There have been attempts to produce pseudo-WYSIWYG
editors for creating XSL[T] stylesheets, but they have
mostly been restricted to simple mapping between input
elements and output elements (eg a DocBook
para to a HTML p).
Anything beyond this seems likely to fail because of the
infinite complexity of what people want to do with their
information. If you have access to the ACM database, see
the paper
by Pietriga, Vion-Dury, and Quint on VXT, from
the ACM DocEng'01 (Atlanta) Proceedings.
There is a growing use of server-side processors like Cocoon, AxKit, PropelX, and others, which let you create, store, and manage your information in XML but serve it auto-converted to HTML or some other format, thus allowing the output to be used by any browser. XSLT is also widely used to transform XML into non-SGML formats for input to other systems (for example to transform XML into LATEX for typesetting).

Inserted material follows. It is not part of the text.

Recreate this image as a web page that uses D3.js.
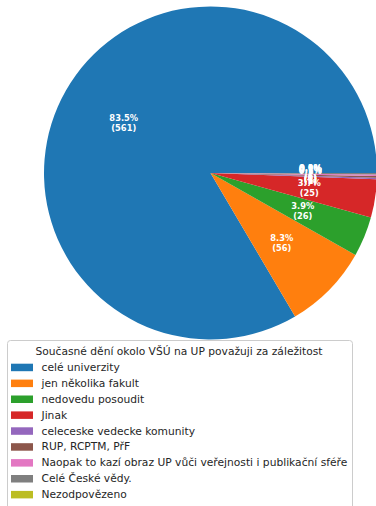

Instead of generating PDF via an FO processor, it is possible to use XSLT to transform XML to LATEX for typesetting PDF (as is done for the print versions of this FAQ, from DocBook to LATEX). This has the advantage of being able to make use of LATEX's extensive library of prewritten formatting modules (‘packages’), which avoids much of the wheel-reinventing currently required with XSL:FO.
Alternatively, David Carlisle's xmltex reads XML directly, offering another practical if experimental solution to typesetting XML. One use of a TEX system that can typeset XML files is as a backend processor for XSL:FO, serialized as XML. Sebastian Rahtz's PassiveTEX uses xmltex to achieve this end.
The TEX FAQ is at http://www.tex.ac.uk/faq
.
SGML systems used a similar stylesheet mechanism: some of the common ones were the FOSI (Formatted Output Specification Instance), which was standard in defence and industrial engineering applications, especially when using the Arbortext editor (Adept, now Epic); the DynaText/DynaWeb stylesheet used in SGML publishing to the web; and the Synex stylesheet used in browsers based on the Synex engine (eg Panorama, whose styling interface was partly adopted in XMetaL), the expertise of whose designers persists in the DocZilla browser.